Blue-green deployment is a release strategy in which two identical production environments, referred to as "blue" and "green," are maintained simultaneously, allowing teams to switch live traffic from one to the other instantly and with zero downtime.

The core idea is straightforward. At any given time, one environment is live and serving all user traffic — say, the blue environment. When a new version of an application is ready to ship, it is deployed to the idle green environment. Because the green environment mirrors the blue one in infrastructure and configuration, the new version can be fully tested and validated without any impact on real users. Once the team is confident the new release is stable, a router or load balancer is updated to redirect all incoming traffic from blue to green. The switch is near-instantaneous from the user's perspective.

One of the most significant advantages of this approach is the simplicity of rollback. If a problem is discovered after the switch, traffic can be redirected back to the blue environment within seconds, restoring the previous version of the application without requiring a redeployment. This makes blue-green deployment a reliable safety net for teams that need to minimize the risk of production incidents.

Blue-green deployment fits naturally into a CI/CD (Continuous Integration and Continuous Delivery) pipeline. Automated pipelines can provision the idle environment, run test suites against it, and execute the traffic switch, reducing the need for manual intervention and making frequent, low-risk releases feasible.

It is worth distinguishing blue-green deployment from a related strategy known as canary release. A canary release gradually shifts a small percentage of traffic to the new version before rolling it out fully, allowing teams to observe real-world behavior on a limited audience. Blue-green deployment, by contrast, is an all-or-nothing switch — the entire user base moves to the new environment at once. Each approach has its place depending on the risk tolerance and observability capabilities of a given team.

The main trade-off with blue-green deployment is cost and resource overhead. Maintaining two full production environments means doubling the infrastructure required at the moment of a release. For teams running on cloud platforms with on-demand provisioning, this overhead can be kept temporary and manageable.

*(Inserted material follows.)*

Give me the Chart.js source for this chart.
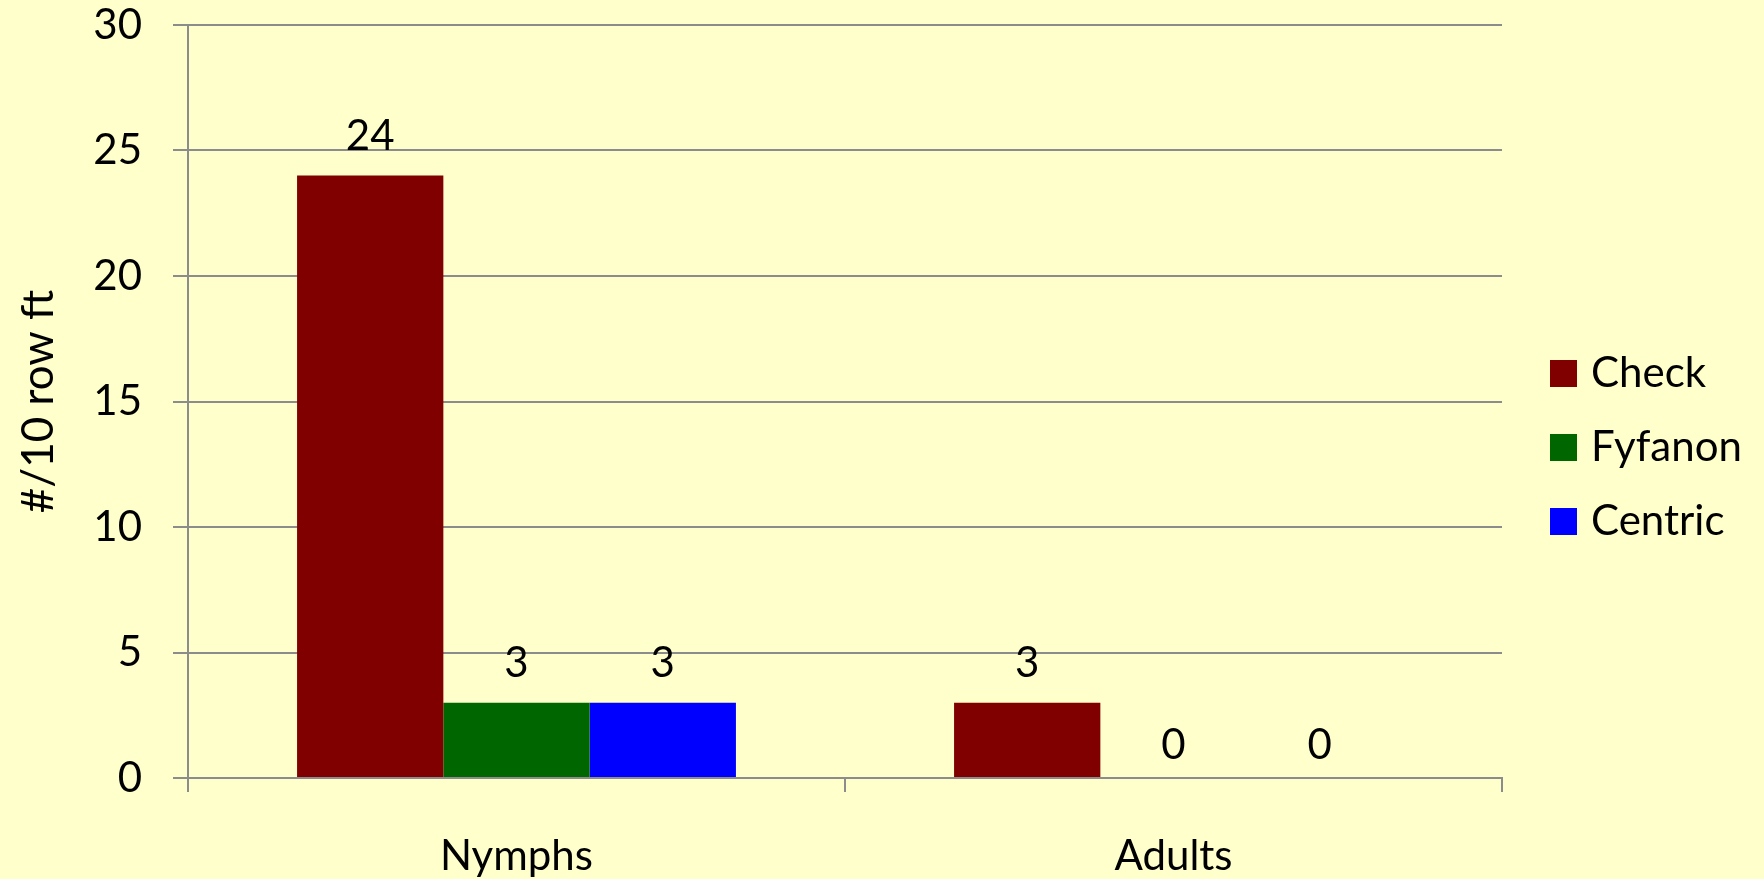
<!DOCTYPE html>
<html>
<head>
<meta charset="utf-8">
<script src="https://cdn.jsdelivr.net/npm/chart.js@4/dist/chart.umd.min.js"></script>
<style>
  html, body { margin: 0; padding: 0; background: #FFFFCC; }
  canvas { display: block; }
</style>
</head>
<body>
<canvas id="c" width="1764" height="879"></canvas>
<script>
const categories = ["Nymphs", "Adults"];
const seriesNames = ["Check", "Fyfanon", "Centric"];
const checkValues = [24, 3];
const fyfanonValues = [3, 0];
const centricValues = [3, 0];
const seriesColors = ["#800000", "#006600", "#0000FF"];
const yTitle = "#/10 row ft";
const yMin = 0, yMax = 30, yStep = 5;

const FONT = "Lato, 'Open Sans', sans-serif";
const FS = 42;
const GRID = "#8c8c8c";

const bgPlugin = {
  id: "bg",
  beforeDraw(chart) {
    const ctx = chart.ctx;
    ctx.save();
    ctx.fillStyle = "#FFFFCC";
    ctx.fillRect(0, 0, chart.width, chart.height);
    ctx.restore();
  }
};

const labelPlugin = {
  id: "valueLabels",
  afterDatasetsDraw(chart) {
    const ctx = chart.ctx;
    ctx.save();
    ctx.font = FS + "px " + FONT;
    ctx.fillStyle = "#000";
    ctx.textAlign = "center";
    ctx.textBaseline = "middle";
    chart.data.datasets.forEach((ds, i) => {
      const meta = chart.getDatasetMeta(i);
      meta.data.forEach((bar, j) => {
        const v = ds.data[j];
        const off = v === 0 ? 33 : 39;
        ctx.fillText(String(v), bar.x, bar.y - off);
      });
    });
    ctx.restore();
  }
};

const legendPlugin = {
  id: "customLegend",
  afterDraw(chart) {
    const ctx = chart.ctx;
    ctx.save();
    ctx.font = FS + "px " + FONT;
    ctx.textAlign = "left";
    ctx.textBaseline = "middle";
    const boxX = 1550, box = 27, startY = 360, gap = 74;
    chart.data.datasets.forEach((ds, i) => {
      const y = startY + i * gap;
      ctx.fillStyle = ds.backgroundColor;
      ctx.fillRect(boxX, y, box, box);
      ctx.fillStyle = "#000";
      ctx.fillText(ds.label, boxX + box + 14, y + box / 2);
    });
    ctx.restore();
  }
};

const valueSets = [checkValues, fyfanonValues, centricValues];

new Chart(document.getElementById("c"), {
  type: "bar",
  data: {
    labels: categories,
    datasets: seriesNames.map((name, i) => ({
      label: name,
      data: valueSets[i],
      backgroundColor: seriesColors[i],
      borderWidth: 0,
      categoryPercentage: 0.668,
      barPercentage: 1.0
    }))
  },
  options: {
    responsive: false,
    animation: false,
    devicePixelRatio: 1,
    layout: { padding: { left: 0, right: 262, top: 25, bottom: 0 } },
    plugins: {
      legend: { display: false },
      tooltip: { enabled: false },
      title: { display: false }
    },
    scales: {
      x: {
        offset: true,
        grid: {
          display: true,
          offset: true,
          drawOnChartArea: false,
          drawTicks: true,
          tickLength: 14,
          color: GRID,
          lineWidth: 2
        },
        border: { display: true, color: GRID, width: 2 },
        ticks: {
          color: "#000",
          font: { family: FONT, size: FS },
          padding: 39,
          maxRotation: 0
        },
        afterFit(scale) {
          scale.height = 101;
          scale.paddingLeft = 0; scale.paddingRight = 0;
        }
      },
      y: {
        min: yMin,
        max: yMax,
        ticks: {
          stepSize: yStep,
          color: "#000",
          font: { family: FONT, size: FS },
          padding: 31
        },
        grid: {
          color: GRID,
          lineWidth: 2,
          drawTicks: true,
          tickLength: 15
        },
        border: { display: true, color: GRID, width: 2 },
        title: {
          display: true,
          text: yTitle,
          color: "#000",
          font: { family: FONT, size: 44 },
          padding: { top: 12, bottom: 0 }
        },
        afterFit(scale) {
          scale.width = 188;
          scale.paddingTop = 0; scale.paddingBottom = 0;
        }
      }
    }
  },
  plugins: [bgPlugin, labelPlugin, legendPlugin]
});
</script>
</body>
</html>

For others, it represents a meaningful operational cost that must be weighed against the reliability benefits.

Database schema changes present another area of complexity. When both environments share a database, migrations must be written to be backward compatible so that the blue environment continues to function correctly during the window when the green environment is being validated. Careful schema versioning and migration strategies are essential to making blue-green deployment work reliably at scale.